[Begin]

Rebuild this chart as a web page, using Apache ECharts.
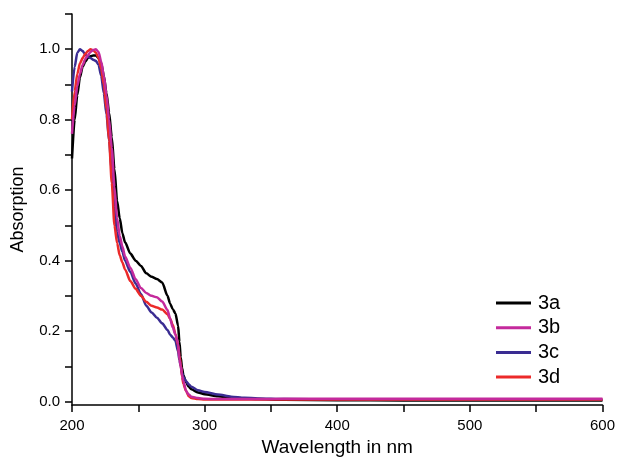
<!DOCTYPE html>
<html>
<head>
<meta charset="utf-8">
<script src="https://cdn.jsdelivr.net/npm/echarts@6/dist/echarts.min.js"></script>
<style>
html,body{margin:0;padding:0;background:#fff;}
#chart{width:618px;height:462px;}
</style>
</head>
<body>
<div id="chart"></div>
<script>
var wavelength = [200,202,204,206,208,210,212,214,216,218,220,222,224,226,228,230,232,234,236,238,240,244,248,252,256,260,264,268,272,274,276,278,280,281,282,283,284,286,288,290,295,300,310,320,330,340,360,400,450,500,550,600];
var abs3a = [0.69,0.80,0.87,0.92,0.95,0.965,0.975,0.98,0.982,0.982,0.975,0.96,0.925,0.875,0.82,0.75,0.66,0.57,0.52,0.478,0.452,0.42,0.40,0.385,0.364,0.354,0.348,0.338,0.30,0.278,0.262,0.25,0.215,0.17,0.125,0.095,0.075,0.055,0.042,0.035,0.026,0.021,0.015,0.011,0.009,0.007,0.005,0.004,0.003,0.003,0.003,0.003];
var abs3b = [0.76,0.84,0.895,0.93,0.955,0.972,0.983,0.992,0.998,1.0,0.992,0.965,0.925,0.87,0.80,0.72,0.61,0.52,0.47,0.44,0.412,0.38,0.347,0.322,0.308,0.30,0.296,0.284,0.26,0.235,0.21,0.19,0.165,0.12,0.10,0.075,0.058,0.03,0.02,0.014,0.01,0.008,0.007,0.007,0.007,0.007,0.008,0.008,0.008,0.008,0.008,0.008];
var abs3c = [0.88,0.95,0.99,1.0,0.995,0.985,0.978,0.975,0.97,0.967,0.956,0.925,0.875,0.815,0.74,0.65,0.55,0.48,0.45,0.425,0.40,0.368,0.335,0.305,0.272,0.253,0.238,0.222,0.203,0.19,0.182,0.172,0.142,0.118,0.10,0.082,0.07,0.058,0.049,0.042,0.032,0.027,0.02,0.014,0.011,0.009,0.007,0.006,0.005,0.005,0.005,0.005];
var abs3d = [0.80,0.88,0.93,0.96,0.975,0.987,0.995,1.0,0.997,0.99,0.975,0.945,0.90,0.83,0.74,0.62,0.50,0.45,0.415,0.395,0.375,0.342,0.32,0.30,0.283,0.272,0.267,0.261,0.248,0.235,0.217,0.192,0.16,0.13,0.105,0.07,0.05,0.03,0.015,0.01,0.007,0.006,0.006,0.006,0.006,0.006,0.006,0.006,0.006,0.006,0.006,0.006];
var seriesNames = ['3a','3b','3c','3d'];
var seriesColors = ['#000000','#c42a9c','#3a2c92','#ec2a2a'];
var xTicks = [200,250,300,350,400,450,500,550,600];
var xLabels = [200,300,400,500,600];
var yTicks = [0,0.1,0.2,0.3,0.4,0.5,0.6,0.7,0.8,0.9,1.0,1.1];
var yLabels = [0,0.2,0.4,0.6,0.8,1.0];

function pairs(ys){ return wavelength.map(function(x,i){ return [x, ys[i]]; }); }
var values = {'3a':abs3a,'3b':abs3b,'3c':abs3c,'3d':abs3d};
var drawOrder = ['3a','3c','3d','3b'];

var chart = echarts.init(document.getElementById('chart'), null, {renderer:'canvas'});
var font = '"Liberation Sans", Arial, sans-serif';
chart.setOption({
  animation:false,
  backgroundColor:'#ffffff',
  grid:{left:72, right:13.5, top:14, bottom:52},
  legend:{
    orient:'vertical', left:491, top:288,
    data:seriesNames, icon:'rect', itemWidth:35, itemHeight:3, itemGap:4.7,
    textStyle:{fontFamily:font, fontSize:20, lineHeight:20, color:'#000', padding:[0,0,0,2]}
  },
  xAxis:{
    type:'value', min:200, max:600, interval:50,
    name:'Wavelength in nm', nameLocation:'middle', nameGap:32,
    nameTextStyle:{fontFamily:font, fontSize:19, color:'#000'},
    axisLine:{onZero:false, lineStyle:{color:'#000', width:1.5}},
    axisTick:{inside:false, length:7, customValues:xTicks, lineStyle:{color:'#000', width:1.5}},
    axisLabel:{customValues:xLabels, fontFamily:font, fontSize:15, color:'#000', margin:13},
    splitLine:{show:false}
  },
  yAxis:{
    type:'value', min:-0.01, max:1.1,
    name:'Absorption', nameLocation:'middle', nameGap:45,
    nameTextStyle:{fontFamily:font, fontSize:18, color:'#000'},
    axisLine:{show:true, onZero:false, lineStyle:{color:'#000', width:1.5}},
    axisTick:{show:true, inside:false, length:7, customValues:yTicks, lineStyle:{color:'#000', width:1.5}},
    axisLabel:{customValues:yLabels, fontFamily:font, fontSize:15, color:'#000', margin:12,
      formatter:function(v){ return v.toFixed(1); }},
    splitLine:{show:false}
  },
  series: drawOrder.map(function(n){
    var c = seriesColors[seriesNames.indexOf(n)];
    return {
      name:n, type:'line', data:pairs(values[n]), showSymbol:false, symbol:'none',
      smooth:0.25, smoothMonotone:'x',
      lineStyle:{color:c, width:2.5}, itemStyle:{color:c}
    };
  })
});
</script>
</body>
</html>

[End]

* Stated task *
Except for the pictures, copy the material above exactly.

* Solution to this problem *
Rebuild this chart as a web page, using Apache ECharts.
<!DOCTYPE html>
<html>
<head>
<meta charset="utf-8">
<script src="https://cdn.jsdelivr.net/npm/echarts@6/dist/echarts.min.js"></script>
<style>
html,body{margin:0;padding:0;background:#fff;}
#chart{width:618px;height:462px;}
</style>
</head>
<body>
<div id="chart"></div>
<script>
var wavelength = [200,202,204,206,208,210,212,214,216,218,220,222,224,226,228,230,232,234,236,238,240,244,248,252,256,260,264,268,272,274,276,278,280,281,282,283,284,286,288,290,295,300,310,320,330,340,360,400,450,500,550,600];
var abs3a = [0.69,0.80,0.87,0.92,0.95,0.965,0.975,0.98,0.982,0.982,0.975,0.96,0.925,0.875,0.82,0.75,0.66,0.57,0.52,0.478,0.452,0.42,0.40,0.385,0.364,0.354,0.348,0.338,0.30,0.278,0.262,0.25,0.215,0.17,0.125,0.095,0.075,0.055,0.042,0.035,0.026,0.021,0.015,0.011,0.009,0.007,0.005,0.004,0.003,0.003,0.003,0.003];
var abs3b = [0.76,0.84,0.895,0.93,0.955,0.972,0.983,0.992,0.998,1.0,0.992,0.965,0.925,0.87,0.80,0.72,0.61,0.52,0.47,0.44,0.412,0.38,0.347,0.322,0.308,0.30,0.296,0.284,0.26,0.235,0.21,0.19,0.165,0.12,0.10,0.075,0.058,0.03,0.02,0.014,0.01,0.008,0.007,0.007,0.007,0.007,0.008,0.008,0.008,0.008,0.008,0.008];
var abs3c = [0.88,0.95,0.99,1.0,0.995,0.985,0.978,0.975,0.97,0.967,0.956,0.925,0.875,0.815,0.74,0.65,0.55,0.48,0.45,0.425,0.40,0.368,0.335,0.305,0.272,0.253,0.238,0.222,0.203,0.19,0.182,0.172,0.142,0.118,0.10,0.082,0.07,0.058,0.049,0.042,0.032,0.027,0.02,0.014,0.011,0.009,0.007,0.006,0.005,0.005,0.005,0.005];
var abs3d = [0.80,0.88,0.93,0.96,0.975,0.987,0.995,1.0,0.997,0.99,0.975,0.945,0.90,0.83,0.74,0.62,0.50,0.45,0.415,0.395,0.375,0.342,0.32,0.30,0.283,0.272,0.267,0.261,0.248,0.235,0.217,0.192,0.16,0.13,0.105,0.07,0.05,0.03,0.015,0.01,0.007,0.006,0.006,0.006,0.006,0.006,0.006,0.006,0.006,0.006,0.006,0.006];
var seriesNames = ['3a','3b','3c','3d'];
var seriesColors = ['#000000','#c42a9c','#3a2c92','#ec2a2a'];
var xTicks = [200,250,300,350,400,450,500,550,600];
var xLabels = [200,300,400,500,600];
var yTicks = [0,0.1,0.2,0.3,0.4,0.5,0.6,0.7,0.8,0.9,1.0,1.1];
var yLabels = [0,0.2,0.4,0.6,0.8,1.0];

function pairs(ys){ return wavelength.map(function(x,i){ return [x, ys[i]]; }); }
var values = {'3a':abs3a,'3b':abs3b,'3c':abs3c,'3d':abs3d};
var drawOrder = ['3a','3c','3d','3b'];

var chart = echarts.init(document.getElementById('chart'), null, {renderer:'canvas'});
var font = '"Liberation Sans", Arial, sans-serif';
chart.setOption({
  animation:false,
  backgroundColor:'#ffffff',
  grid:{left:72, right:13.5, top:14, bottom:52},
  legend:{
    orient:'vertical', left:491, top:288,
    data:seriesNames, icon:'rect', itemWidth:35, itemHeight:3, itemGap:4.7,
    textStyle:{fontFamily:font, fontSize:20, lineHeight:20, color:'#000', padding:[0,0,0,2]}
  },
  xAxis:{
    type:'value', min:200, max:600, interval:50,
    name:'Wavelength in nm', nameLocation:'middle', nameGap:32,
    nameTextStyle:{fontFamily:font, fontSize:19, color:'#000'},
    axisLine:{onZero:false, lineStyle:{color:'#000', width:1.5}},
    axisTick:{inside:false, length:7, customValues:xTicks, lineStyle:{color:'#000', width:1.5}},
    axisLabel:{customValues:xLabels, fontFamily:font, fontSize:15, color:'#000', margin:13},
    splitLine:{show:false}
  },
  yAxis:{
    type:'value', min:-0.01, max:1.1,
    name:'Absorption', nameLocation:'middle', nameGap:45,
    nameTextStyle:{fontFamily:font, fontSize:18, color:'#000'},
    axisLine:{show:true, onZero:false, lineStyle:{color:'#000', width:1.5}},
    axisTick:{show:true, inside:false, length:7, customValues:yTicks, lineStyle:{color:'#000', width:1.5}},
    axisLabel:{customValues:yLabels, fontFamily:font, fontSize:15, color:'#000', margin:12,
      formatter:function(v){ return v.toFixed(1); }},
    splitLine:{show:false}
  },
  series: drawOrder.map(function(n){
    var c = seriesColors[seriesNames.indexOf(n)];
    return {
      name:n, type:'line', data:pairs(values[n]), showSymbol:false, symbol:'none',
      smooth:0.25, smoothMonotone:'x',
      lineStyle:{color:c, width:2.5}, itemStyle:{color:c}
    };
  })
});
</script>
</body>
</html>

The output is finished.